→ Task instructions
Print the listing in its entirety and exactly, leaving out images.

→ Data section
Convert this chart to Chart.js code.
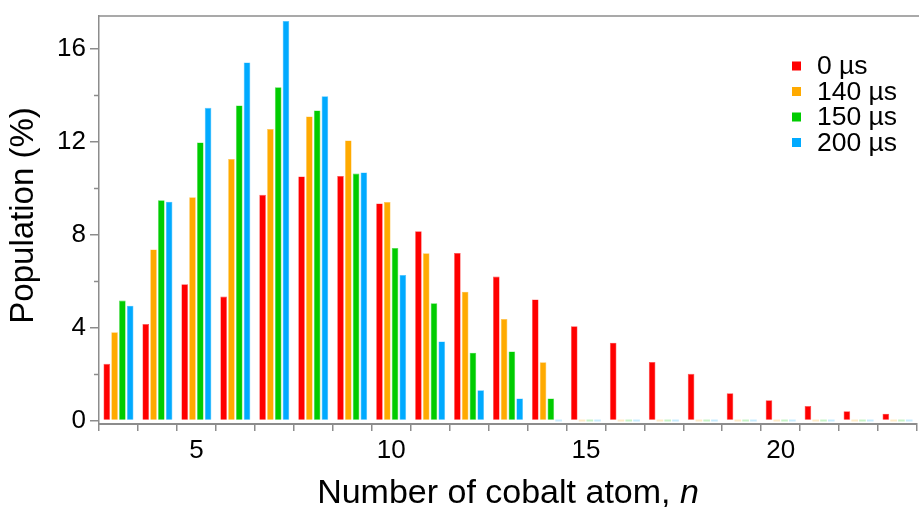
<!DOCTYPE html>
<html>
<head>
<meta charset="utf-8">
<script src="https://cdn.jsdelivr.net/npm/chart.js@4/dist/chart.umd.min.js"></script>
<style>
  html, body { margin: 0; padding: 0; background: #fff; }
  #wrap { width: 919px; height: 507px; }
</style>
</head>
<body>
<div id="wrap"><canvas id="cobalt-chart" width="919" height="507"></canvas></div>
<script>
// cluster size n
var sizes = ["3","4","5","6","7","8","9","10","11","12","13","14","15","16","17","18","19","20","21","22","23"];

// population (%) per delay time
var pop0   = [2.44, 4.15, 5.86, 5.33, 9.71, 10.50, 10.52, 9.34, 8.14, 7.21, 6.19, 5.21, 4.05, 3.35, 2.52, 2.01, 1.17, 0.87, 0.62, 0.40, 0.29];
var pop140 = [3.80, 7.36, 9.60, 11.25, 12.54, 13.08, 12.05, 9.40, 7.19, 5.54, 4.37, 2.51, 0, 0, 0, 0, 0, 0, 0, 0, 0];
var pop150 = [5.16, 9.47, 11.96, 13.55, 14.33, 13.34, 10.62, 7.42, 5.04, 2.92, 2.97, 0.95, 0, 0, 0, 0, 0, 0, 0, 0, 0];
var pop200 = [4.94, 9.41, 13.45, 15.40, 17.19, 13.95, 10.67, 6.26, 3.40, 1.30, 0.95, 0, 0, 0, 0, 0, 0, 0, 0, 0, 0];

var seriesNames = ["0 \u00b5s", "140 \u00b5s", "150 \u00b5s", "200 \u00b5s"];
var yTicks = [0, 2, 4, 6, 8, 10, 12, 14, 16];

var colors = [[255, 0, 0], [255, 170, 0], [0, 204, 0], [0, 170, 255]];
var FONT = "'Liberation Sans', Arial, sans-serif";
var AXIS = "#8c8c8c";

function rgba(c, a) { return "rgba(" + c[0] + "," + c[1] + "," + c[2] + "," + a + ")"; }

function makeSet(label, data, c) {
  return {
    label: label,
    data: data,
    backgroundColor: function (ctx) { return ctx.raw === 0 ? rgba(c, 0.22) : rgba(c, 1); },
    borderColor: rgba(c, 0.7),
    borderWidth: function (ctx) { return ctx.raw === 0 ? 0 : 0.6; },
    borderSkipped: "start",
    minBarLength: 2,
    categoryPercentage: 0.8,
    barPercentage: 0.85
  };
}

// frame line on top, minor y ticks, legend and x title with italic n
var extras = {
  id: "extras",
  afterDraw: function (chart) {
    var c = chart.ctx, a = chart.chartArea, y = chart.scales.y;
    c.save();
    c.strokeStyle = AXIS;
    c.lineWidth = 1.5;
    c.beginPath();
    c.moveTo(a.left, a.top);
    c.lineTo(chart.width, a.top);
    c.stroke();

    yTicks.forEach(function (v) {
      if (v % 4 === 0) return;
      var py = Math.round(y.getPixelForValue(v)) + 0.5;
      c.beginPath();
      c.moveTo(a.left - 5, py);
      c.lineTo(a.left, py);
      c.stroke();
    });

    // legend
    c.textBaseline = "middle";
    c.textAlign = "left";
    c.font = "26.5px " + FONT;
    chart.data.datasets.forEach(function (ds, i) {
      var cy = 66 + i * 25.5;
      c.fillStyle = rgba(colors[i], 1);
      c.fillRect(792, cy - 4.5, 9, 9);
      c.fillStyle = "#000";
      c.fillText(ds.label, 817, cy + 1);
    });

    // x title
    var main = "Number of cobalt atom, ";
    c.font = "34px " + FONT;
    var w1 = c.measureText(main).width;
    c.font = "italic 34px " + FONT;
    var w2 = c.measureText("n").width;
    var x0 = (a.left + a.right) / 2 - (w1 + w2) / 2;
    c.textBaseline = "alphabetic";
    c.fillStyle = "#000";
    c.font = "34px " + FONT;
    c.fillText(main, x0, 503);
    c.font = "italic 34px " + FONT;
    c.fillText("n", x0 + w1, 503);
    c.restore();
  }
};

new Chart(document.getElementById("cobalt-chart"), {
  type: "bar",
  data: {
    labels: sizes,
    datasets: [
      makeSet(seriesNames[0], pop0, colors[0]),
      makeSet(seriesNames[1], pop140, colors[1]),
      makeSet(seriesNames[2], pop150, colors[2]),
      makeSet(seriesNames[3], pop200, colors[3])
    ]
  },
  options: {
    responsive: false,
    animation: false,
    layout: { padding: { top: 16, right: 2, left: 0, bottom: 0 } },
    plugins: {
      legend: { display: false },
      tooltip: { enabled: false }
    },
    scales: {
      x: {
        afterFit: function (s) { s.height = 83; s.paddingLeft = 0; s.paddingRight = 0; },
        grid: { display: true, drawOnChartArea: false, offset: true, tickLength: 7, color: AXIS, lineWidth: 1.5 },
        border: { display: true, color: AXIS, width: 2 },
        ticks: {
          autoSkip: false,
          maxRotation: 0,
          padding: 4,
          color: "#000",
          font: { family: FONT, size: 26 },
          callback: function (v, i) { return Number(sizes[i]) % 5 === 0 ? sizes[i] : ""; }
        }
      },
      y: {
        min: -0.15,
        max: 17.4,
        afterFit: function (s) { s.width = 99; s.paddingTop = 0; s.paddingBottom = 0; },
        afterBuildTicks: function (s) { s.ticks = yTicks.map(function (v) { return { value: v }; }); },
        grid: {
          drawOnChartArea: false,
          tickLength: 9,
          lineWidth: 1.5,
          tickColor: function (ctx) { return ctx.tick && ctx.tick.value % 4 === 0 ? AXIS : "rgba(0,0,0,0)"; }
        },
        border: { display: true, color: AXIS, width: 1.5 },
        ticks: {
          padding: 4,
          color: "#000",
          font: { family: FONT, size: 26 },
          callback: function (v) { return v % 4 === 0 ? v : ""; }
        },
        title: {
          display: true,
          text: " Population (%)",
          color: "#000",
          font: { family: FONT, size: 33 },
          padding: { top: 4, bottom: 0 }
        }
      }
    }
  },
  plugins: [extras]
});
</script>
</body>
</html>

→ Full response
Convert this chart to Chart.js code.
<!DOCTYPE html>
<html>
<head>
<meta charset="utf-8">
<script src="https://cdn.jsdelivr.net/npm/chart.js@4/dist/chart.umd.min.js"></script>
<style>
  html, body { margin: 0; padding: 0; background: #fff; }
  #wrap { width: 919px; height: 507px; }
</style>
</head>
<body>
<div id="wrap"><canvas id="cobalt-chart" width="919" height="507"></canvas></div>
<script>
// cluster size n
var sizes = ["3","4","5","6","7","8","9","10","11","12","13","14","15","16","17","18","19","20","21","22","23"];

// population (%) per delay time
var pop0   = [2.44, 4.15, 5.86, 5.33, 9.71, 10.50, 10.52, 9.34, 8.14, 7.21, 6.19, 5.21, 4.05, 3.35, 2.52, 2.01, 1.17, 0.87, 0.62, 0.40, 0.29];
var pop140 = [3.80, 7.36, 9.60, 11.25, 12.54, 13.08, 12.05, 9.40, 7.19, 5.54, 4.37, 2.51, 0, 0, 0, 0, 0, 0, 0, 0, 0];
var pop150 = [5.16, 9.47, 11.96, 13.55, 14.33, 13.34, 10.62, 7.42, 5.04, 2.92, 2.97, 0.95, 0, 0, 0, 0, 0, 0, 0, 0, 0];
var pop200 = [4.94, 9.41, 13.45, 15.40, 17.19, 13.95, 10.67, 6.26, 3.40, 1.30, 0.95, 0, 0, 0, 0, 0, 0, 0, 0, 0, 0];

var seriesNames = ["0 \u00b5s", "140 \u00b5s", "150 \u00b5s", "200 \u00b5s"];
var yTicks = [0, 2, 4, 6, 8, 10, 12, 14, 16];

var colors = [[255, 0, 0], [255, 170, 0], [0, 204, 0], [0, 170, 255]];
var FONT = "'Liberation Sans', Arial, sans-serif";
var AXIS = "#8c8c8c";

function rgba(c, a) { return "rgba(" + c[0] + "," + c[1] + "," + c[2] + "," + a + ")"; }

function makeSet(label, data, c) {
  return {
    label: label,
    data: data,
    backgroundColor: function (ctx) { return ctx.raw === 0 ? rgba(c, 0.22) : rgba(c, 1); },
    borderColor: rgba(c, 0.7),
    borderWidth: function (ctx) { return ctx.raw === 0 ? 0 : 0.6; },
    borderSkipped: "start",
    minBarLength: 2,
    categoryPercentage: 0.8,
    barPercentage: 0.85
  };
}

// frame line on top, minor y ticks, legend and x title with italic n
var extras = {
  id: "extras",
  afterDraw: function (chart) {
    var c = chart.ctx, a = chart.chartArea, y = chart.scales.y;
    c.save();
    c.strokeStyle = AXIS;
    c.lineWidth = 1.5;
    c.beginPath();
    c.moveTo(a.left, a.top);
    c.lineTo(chart.width, a.top);
    c.stroke();

    yTicks.forEach(function (v) {
      if (v % 4 === 0) return;
      var py = Math.round(y.getPixelForValue(v)) + 0.5;
      c.beginPath();
      c.moveTo(a.left - 5, py);
      c.lineTo(a.left, py);
      c.stroke();
    });

    // legend
    c.textBaseline = "middle";
    c.textAlign = "left";
    c.font = "26.5px " + FONT;
    chart.data.datasets.forEach(function (ds, i) {
      var cy = 66 + i * 25.5;
      c.fillStyle = rgba(colors[i], 1);
      c.fillRect(792, cy - 4.5, 9, 9);
      c.fillStyle = "#000";
      c.fillText(ds.label, 817, cy + 1);
    });

    // x title
    var main = "Number of cobalt atom, ";
    c.font = "34px " + FONT;
    var w1 = c.measureText(main).width;
    c.font = "italic 34px " + FONT;
    var w2 = c.measureText("n").width;
    var x0 = (a.left + a.right) / 2 - (w1 + w2) / 2;
    c.textBaseline = "alphabetic";
    c.fillStyle = "#000";
    c.font = "34px " + FONT;
    c.fillText(main, x0, 503);
    c.font = "italic 34px " + FONT;
    c.fillText("n", x0 + w1, 503);
    c.restore();
  }
};

new Chart(document.getElementById("cobalt-chart"), {
  type: "bar",
  data: {
    labels: sizes,
    datasets: [
      makeSet(seriesNames[0], pop0, colors[0]),
      makeSet(seriesNames[1], pop140, colors[1]),
      makeSet(seriesNames[2], pop150, colors[2]),
      makeSet(seriesNames[3], pop200, colors[3])
    ]
  },
  options: {
    responsive: false,
    animation: false,
    layout: { padding: { top: 16, right: 2, left: 0, bottom: 0 } },
    plugins: {
      legend: { display: false },
      tooltip: { enabled: false }
    },
    scales: {
      x: {
        afterFit: function (s) { s.height = 83; s.paddingLeft = 0; s.paddingRight = 0; },
        grid: { display: true, drawOnChartArea: false, offset: true, tickLength: 7, color: AXIS, lineWidth: 1.5 },
        border: { display: true, color: AXIS, width: 2 },
        ticks: {
          autoSkip: false,
          maxRotation: 0,
          padding: 4,
          color: "#000",
          font: { family: FONT, size: 26 },
          callback: function (v, i) { return Number(sizes[i]) % 5 === 0 ? sizes[i] : ""; }
        }
      },
      y: {
        min: -0.15,
        max: 17.4,
        afterFit: function (s) { s.width = 99; s.paddingTop = 0; s.paddingBottom = 0; },
        afterBuildTicks: function (s) { s.ticks = yTicks.map(function (v) { return { value: v }; }); },
        grid: {
          drawOnChartArea: false,
          tickLength: 9,
          lineWidth: 1.5,
          tickColor: function (ctx) { return ctx.tick && ctx.tick.value % 4 === 0 ? AXIS : "rgba(0,0,0,0)"; }
        },
        border: { display: true, color: AXIS, width: 1.5 },
        ticks: {
          padding: 4,
          color: "#000",
          font: { family: FONT, size: 26 },
          callback: function (v) { return v % 4 === 0 ? v : ""; }
        },
        title: {
          display: true,
          text: " Population (%)",
          color: "#000",
          font: { family: FONT, size: 33 },
          padding: { top: 4, bottom: 0 }
        }
      }
    }
  },
  plugins: [extras]
});
</script>
</body>
</html>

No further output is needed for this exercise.